• **AIM OF THE TASK**
Without including the pictures, copy out every line below.

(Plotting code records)
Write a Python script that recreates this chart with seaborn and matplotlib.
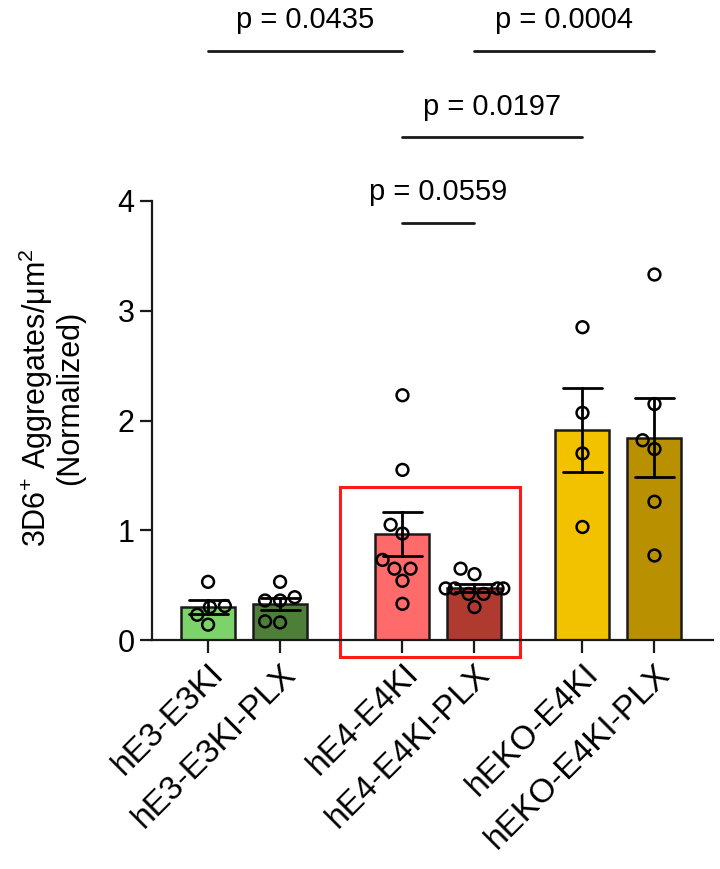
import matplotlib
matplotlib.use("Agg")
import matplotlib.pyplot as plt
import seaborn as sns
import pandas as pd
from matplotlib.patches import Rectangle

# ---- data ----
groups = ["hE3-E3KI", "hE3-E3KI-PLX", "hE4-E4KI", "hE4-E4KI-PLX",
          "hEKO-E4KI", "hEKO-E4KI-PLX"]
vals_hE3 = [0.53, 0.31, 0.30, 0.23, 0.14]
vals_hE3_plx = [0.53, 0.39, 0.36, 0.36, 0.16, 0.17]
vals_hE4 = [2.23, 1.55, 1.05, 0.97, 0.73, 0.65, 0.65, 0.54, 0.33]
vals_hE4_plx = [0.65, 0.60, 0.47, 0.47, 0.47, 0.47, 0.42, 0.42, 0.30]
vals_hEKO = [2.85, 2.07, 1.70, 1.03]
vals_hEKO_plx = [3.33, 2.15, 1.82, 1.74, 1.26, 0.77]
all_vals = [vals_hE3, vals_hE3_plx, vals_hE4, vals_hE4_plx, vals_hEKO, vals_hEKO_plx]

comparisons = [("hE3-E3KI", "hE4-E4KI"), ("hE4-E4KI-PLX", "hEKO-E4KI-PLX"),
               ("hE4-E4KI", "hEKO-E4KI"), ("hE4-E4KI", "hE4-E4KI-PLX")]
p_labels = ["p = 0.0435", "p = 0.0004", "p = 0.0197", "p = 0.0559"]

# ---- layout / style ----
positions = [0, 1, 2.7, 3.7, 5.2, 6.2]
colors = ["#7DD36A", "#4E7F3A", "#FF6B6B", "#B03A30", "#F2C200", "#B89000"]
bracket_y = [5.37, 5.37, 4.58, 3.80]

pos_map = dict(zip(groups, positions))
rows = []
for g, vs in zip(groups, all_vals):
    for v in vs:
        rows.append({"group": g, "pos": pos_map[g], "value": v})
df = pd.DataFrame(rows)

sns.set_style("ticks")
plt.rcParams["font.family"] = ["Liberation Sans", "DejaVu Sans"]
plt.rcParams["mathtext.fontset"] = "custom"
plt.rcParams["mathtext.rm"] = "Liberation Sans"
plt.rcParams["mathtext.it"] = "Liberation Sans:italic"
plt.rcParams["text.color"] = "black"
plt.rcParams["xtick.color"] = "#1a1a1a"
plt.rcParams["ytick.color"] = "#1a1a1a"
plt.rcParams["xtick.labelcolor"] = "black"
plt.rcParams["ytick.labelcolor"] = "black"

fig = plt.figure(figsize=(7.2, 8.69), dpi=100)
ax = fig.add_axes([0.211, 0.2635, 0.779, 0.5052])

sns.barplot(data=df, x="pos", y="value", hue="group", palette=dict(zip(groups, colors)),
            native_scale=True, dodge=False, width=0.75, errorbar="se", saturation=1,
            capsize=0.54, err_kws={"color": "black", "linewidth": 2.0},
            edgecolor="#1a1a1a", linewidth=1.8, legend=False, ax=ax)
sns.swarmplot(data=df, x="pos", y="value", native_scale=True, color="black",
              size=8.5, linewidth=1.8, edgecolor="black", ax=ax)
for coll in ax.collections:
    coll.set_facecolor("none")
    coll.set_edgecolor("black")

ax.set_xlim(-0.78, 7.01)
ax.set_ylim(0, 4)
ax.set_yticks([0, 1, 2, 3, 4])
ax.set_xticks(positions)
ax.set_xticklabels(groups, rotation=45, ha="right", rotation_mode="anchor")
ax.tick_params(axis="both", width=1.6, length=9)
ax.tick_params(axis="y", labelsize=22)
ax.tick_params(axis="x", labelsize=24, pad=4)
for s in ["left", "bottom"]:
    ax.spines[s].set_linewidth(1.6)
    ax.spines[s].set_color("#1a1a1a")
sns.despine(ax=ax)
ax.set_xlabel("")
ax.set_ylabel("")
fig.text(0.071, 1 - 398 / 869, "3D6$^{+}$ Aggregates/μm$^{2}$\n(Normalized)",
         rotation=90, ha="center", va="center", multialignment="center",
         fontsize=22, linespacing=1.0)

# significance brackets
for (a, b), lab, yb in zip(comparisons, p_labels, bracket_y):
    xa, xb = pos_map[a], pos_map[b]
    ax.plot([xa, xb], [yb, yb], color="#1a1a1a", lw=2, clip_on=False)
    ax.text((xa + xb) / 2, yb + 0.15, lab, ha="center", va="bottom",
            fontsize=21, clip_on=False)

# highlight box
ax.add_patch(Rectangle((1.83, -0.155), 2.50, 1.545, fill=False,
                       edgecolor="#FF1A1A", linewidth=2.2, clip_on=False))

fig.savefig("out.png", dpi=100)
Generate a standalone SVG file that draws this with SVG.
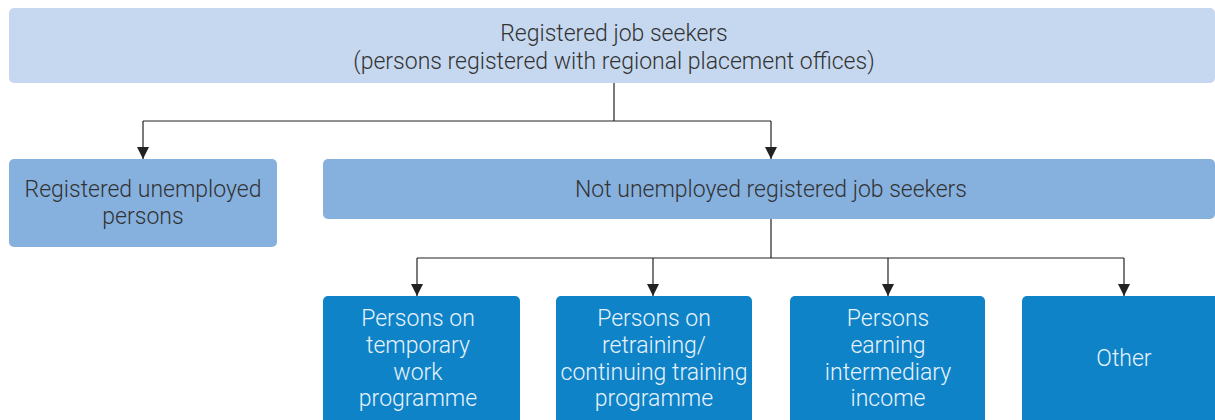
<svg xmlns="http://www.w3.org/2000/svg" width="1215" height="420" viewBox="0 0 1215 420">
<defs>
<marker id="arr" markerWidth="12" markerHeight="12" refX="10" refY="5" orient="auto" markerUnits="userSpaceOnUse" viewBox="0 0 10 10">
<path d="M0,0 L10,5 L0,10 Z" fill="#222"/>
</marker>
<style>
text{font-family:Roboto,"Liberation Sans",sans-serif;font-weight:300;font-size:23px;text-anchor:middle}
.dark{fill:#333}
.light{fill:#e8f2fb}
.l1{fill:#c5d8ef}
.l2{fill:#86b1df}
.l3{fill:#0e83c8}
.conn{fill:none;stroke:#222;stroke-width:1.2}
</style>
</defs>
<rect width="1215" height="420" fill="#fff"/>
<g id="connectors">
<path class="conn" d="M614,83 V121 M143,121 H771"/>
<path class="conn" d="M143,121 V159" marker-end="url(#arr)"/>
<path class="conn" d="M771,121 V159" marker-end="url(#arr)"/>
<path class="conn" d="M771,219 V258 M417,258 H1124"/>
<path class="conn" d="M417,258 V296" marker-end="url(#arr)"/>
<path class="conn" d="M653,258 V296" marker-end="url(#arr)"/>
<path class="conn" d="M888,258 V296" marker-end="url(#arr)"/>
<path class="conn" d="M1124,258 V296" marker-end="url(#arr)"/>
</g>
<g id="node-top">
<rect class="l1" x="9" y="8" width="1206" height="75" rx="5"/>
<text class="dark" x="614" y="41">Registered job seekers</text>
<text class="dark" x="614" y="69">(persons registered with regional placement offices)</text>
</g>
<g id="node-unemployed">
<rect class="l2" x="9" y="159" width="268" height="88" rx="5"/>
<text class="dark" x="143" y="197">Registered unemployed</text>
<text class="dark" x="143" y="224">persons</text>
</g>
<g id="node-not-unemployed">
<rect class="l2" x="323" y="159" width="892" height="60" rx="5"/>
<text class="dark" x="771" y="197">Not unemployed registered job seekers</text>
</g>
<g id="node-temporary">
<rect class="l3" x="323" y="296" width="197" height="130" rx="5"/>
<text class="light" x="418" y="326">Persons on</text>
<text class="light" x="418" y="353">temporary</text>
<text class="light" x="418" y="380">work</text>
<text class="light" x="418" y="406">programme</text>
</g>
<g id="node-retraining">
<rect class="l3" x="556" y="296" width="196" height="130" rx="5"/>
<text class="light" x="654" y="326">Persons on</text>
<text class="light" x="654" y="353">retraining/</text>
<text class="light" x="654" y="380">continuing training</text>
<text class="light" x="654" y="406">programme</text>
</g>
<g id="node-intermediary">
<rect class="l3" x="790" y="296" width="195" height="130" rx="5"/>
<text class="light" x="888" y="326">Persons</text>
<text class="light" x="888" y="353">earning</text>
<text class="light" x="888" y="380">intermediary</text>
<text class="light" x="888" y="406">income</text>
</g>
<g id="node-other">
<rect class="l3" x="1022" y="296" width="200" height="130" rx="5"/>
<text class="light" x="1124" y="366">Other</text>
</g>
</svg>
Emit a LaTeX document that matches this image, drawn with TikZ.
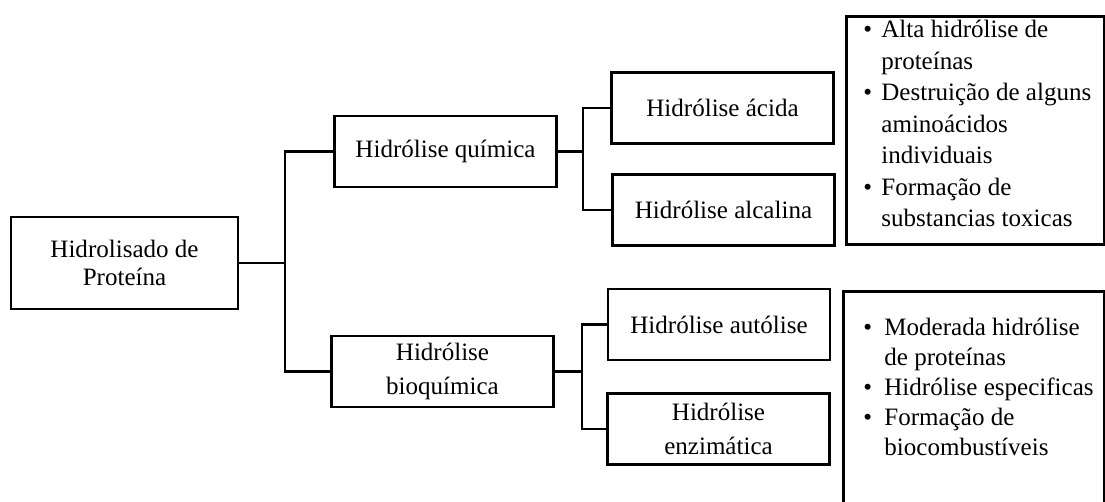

• **REPLY TO THE TASK**
Write a Python script that recreates this chart with seaborn and matplotlib.
import matplotlib
matplotlib.use("Agg")
import matplotlib.pyplot as plt
import seaborn as sns
import pandas as pd
from matplotlib.patches import Rectangle

# ---- data ----
groups = ["hE3-E3KI", "hE3-E3KI-PLX", "hE4-E4KI", "hE4-E4KI-PLX",
          "hEKO-E4KI", "hEKO-E4KI-PLX"]
vals_hE3 = [0.53, 0.31, 0.30, 0.23, 0.14]
vals_hE3_plx = [0.53, 0.39, 0.36, 0.36, 0.16, 0.17]
vals_hE4 = [2.23, 1.55, 1.05, 0.97, 0.73, 0.65, 0.65, 0.54, 0.33]
vals_hE4_plx = [0.65, 0.60, 0.47, 0.47, 0.47, 0.47, 0.42, 0.42, 0.30]
vals_hEKO = [2.85, 2.07, 1.70, 1.03]
vals_hEKO_plx = [3.33, 2.15, 1.82, 1.74, 1.26, 0.77]
all_vals = [vals_hE3, vals_hE3_plx, vals_hE4, vals_hE4_plx, vals_hEKO, vals_hEKO_plx]

comparisons = [("hE3-E3KI", "hE4-E4KI"), ("hE4-E4KI-PLX", "hEKO-E4KI-PLX"),
               ("hE4-E4KI", "hEKO-E4KI"), ("hE4-E4KI", "hE4-E4KI-PLX")]
p_labels = ["p = 0.0435", "p = 0.0004", "p = 0.0197", "p = 0.0559"]

# ---- layout / style ----
positions = [0, 1, 2.7, 3.7, 5.2, 6.2]
colors = ["#7DD36A", "#4E7F3A", "#FF6B6B", "#B03A30", "#F2C200", "#B89000"]
bracket_y = [5.37, 5.37, 4.58, 3.80]

pos_map = dict(zip(groups, positions))
rows = []
for g, vs in zip(groups, all_vals):
    for v in vs:
        rows.append({"group": g, "pos": pos_map[g], "value": v})
df = pd.DataFrame(rows)

sns.set_style("ticks")
plt.rcParams["font.family"] = ["Liberation Sans", "DejaVu Sans"]
plt.rcParams["mathtext.fontset"] = "custom"
plt.rcParams["mathtext.rm"] = "Liberation Sans"
plt.rcParams["mathtext.it"] = "Liberation Sans:italic"
plt.rcParams["text.color"] = "black"
plt.rcParams["xtick.color"] = "#1a1a1a"
plt.rcParams["ytick.color"] = "#1a1a1a"
plt.rcParams["xtick.labelcolor"] = "black"
plt.rcParams["ytick.labelcolor"] = "black"

fig = plt.figure(figsize=(7.2, 8.69), dpi=100)
ax = fig.add_axes([0.211, 0.2635, 0.779, 0.5052])

sns.barplot(data=df, x="pos", y="value", hue="group", palette=dict(zip(groups, colors)),
            native_scale=True, dodge=False, width=0.75, errorbar="se", saturation=1,
            capsize=0.54, err_kws={"color": "black", "linewidth": 2.0},
            edgecolor="#1a1a1a", linewidth=1.8, legend=False, ax=ax)
sns.swarmplot(data=df, x="pos", y="value", native_scale=True, color="black",
              size=8.5, linewidth=1.8, edgecolor="black", ax=ax)
for coll in ax.collections:
    coll.set_facecolor("none")
    coll.set_edgecolor("black")

ax.set_xlim(-0.78, 7.01)
ax.set_ylim(0, 4)
ax.set_yticks([0, 1, 2, 3, 4])
ax.set_xticks(positions)
ax.set_xticklabels(groups, rotation=45, ha="right", rotation_mode="anchor")
ax.tick_params(axis="both", width=1.6, length=9)
ax.tick_params(axis="y", labelsize=22)
ax.tick_params(axis="x", labelsize=24, pad=4)
for s in ["left", "bottom"]:
    ax.spines[s].set_linewidth(1.6)
    ax.spines[s].set_color("#1a1a1a")
sns.despine(ax=ax)
ax.set_xlabel("")
ax.set_ylabel("")
fig.text(0.071, 1 - 398 / 869, "3D6$^{+}$ Aggregates/μm$^{2}$\n(Normalized)",
         rotation=90, ha="center", va="center", multialignment="center",
         fontsize=22, linespacing=1.0)

# significance brackets
for (a, b), lab, yb in zip(comparisons, p_labels, bracket_y):
    xa, xb = pos_map[a], pos_map[b]
    ax.plot([xa, xb], [yb, yb], color="#1a1a1a", lw=2, clip_on=False)
    ax.text((xa + xb) / 2, yb + 0.15, lab, ha="center", va="bottom",
            fontsize=21, clip_on=False)

# highlight box
ax.add_patch(Rectangle((1.83, -0.155), 2.50, 1.545, fill=False,
                       edgecolor="#FF1A1A", linewidth=2.2, clip_on=False))

fig.savefig("out.png", dpi=100)
Generate a standalone SVG file that draws this with SVG.
<svg xmlns="http://www.w3.org/2000/svg" width="1215" height="420" viewBox="0 0 1215 420">
<defs>
<marker id="arr" markerWidth="12" markerHeight="12" refX="10" refY="5" orient="auto" markerUnits="userSpaceOnUse" viewBox="0 0 10 10">
<path d="M0,0 L10,5 L0,10 Z" fill="#222"/>
</marker>
<style>
text{font-family:Roboto,"Liberation Sans",sans-serif;font-weight:300;font-size:23px;text-anchor:middle}
.dark{fill:#333}
.light{fill:#e8f2fb}
.l1{fill:#c5d8ef}
.l2{fill:#86b1df}
.l3{fill:#0e83c8}
.conn{fill:none;stroke:#222;stroke-width:1.2}
</style>
</defs>
<rect width="1215" height="420" fill="#fff"/>
<g id="connectors">
<path class="conn" d="M614,83 V121 M143,121 H771"/>
<path class="conn" d="M143,121 V159" marker-end="url(#arr)"/>
<path class="conn" d="M771,121 V159" marker-end="url(#arr)"/>
<path class="conn" d="M771,219 V258 M417,258 H1124"/>
<path class="conn" d="M417,258 V296" marker-end="url(#arr)"/>
<path class="conn" d="M653,258 V296" marker-end="url(#arr)"/>
<path class="conn" d="M888,258 V296" marker-end="url(#arr)"/>
<path class="conn" d="M1124,258 V296" marker-end="url(#arr)"/>
</g>
<g id="node-top">
<rect class="l1" x="9" y="8" width="1206" height="75" rx="5"/>
<text class="dark" x="614" y="41">Registered job seekers</text>
<text class="dark" x="614" y="69">(persons registered with regional placement offices)</text>
</g>
<g id="node-unemployed">
<rect class="l2" x="9" y="159" width="268" height="88" rx="5"/>
<text class="dark" x="143" y="197">Registered unemployed</text>
<text class="dark" x="143" y="224">persons</text>
</g>
<g id="node-not-unemployed">
<rect class="l2" x="323" y="159" width="892" height="60" rx="5"/>
<text class="dark" x="771" y="197">Not unemployed registered job seekers</text>
</g>
<g id="node-temporary">
<rect class="l3" x="323" y="296" width="197" height="130" rx="5"/>
<text class="light" x="418" y="326">Persons on</text>
<text class="light" x="418" y="353">temporary</text>
<text class="light" x="418" y="380">work</text>
<text class="light" x="418" y="406">programme</text>
</g>
<g id="node-retraining">
<rect class="l3" x="556" y="296" width="196" height="130" rx="5"/>
<text class="light" x="654" y="326">Persons on</text>
<text class="light" x="654" y="353">retraining/</text>
<text class="light" x="654" y="380">continuing training</text>
<text class="light" x="654" y="406">programme</text>
</g>
<g id="node-intermediary">
<rect class="l3" x="790" y="296" width="195" height="130" rx="5"/>
<text class="light" x="888" y="326">Persons</text>
<text class="light" x="888" y="353">earning</text>
<text class="light" x="888" y="380">intermediary</text>
<text class="light" x="888" y="406">income</text>
</g>
<g id="node-other">
<rect class="l3" x="1022" y="296" width="200" height="130" rx="5"/>
<text class="light" x="1124" y="366">Other</text>
</g>
</svg>
Emit a LaTeX document that matches this image, drawn with TikZ.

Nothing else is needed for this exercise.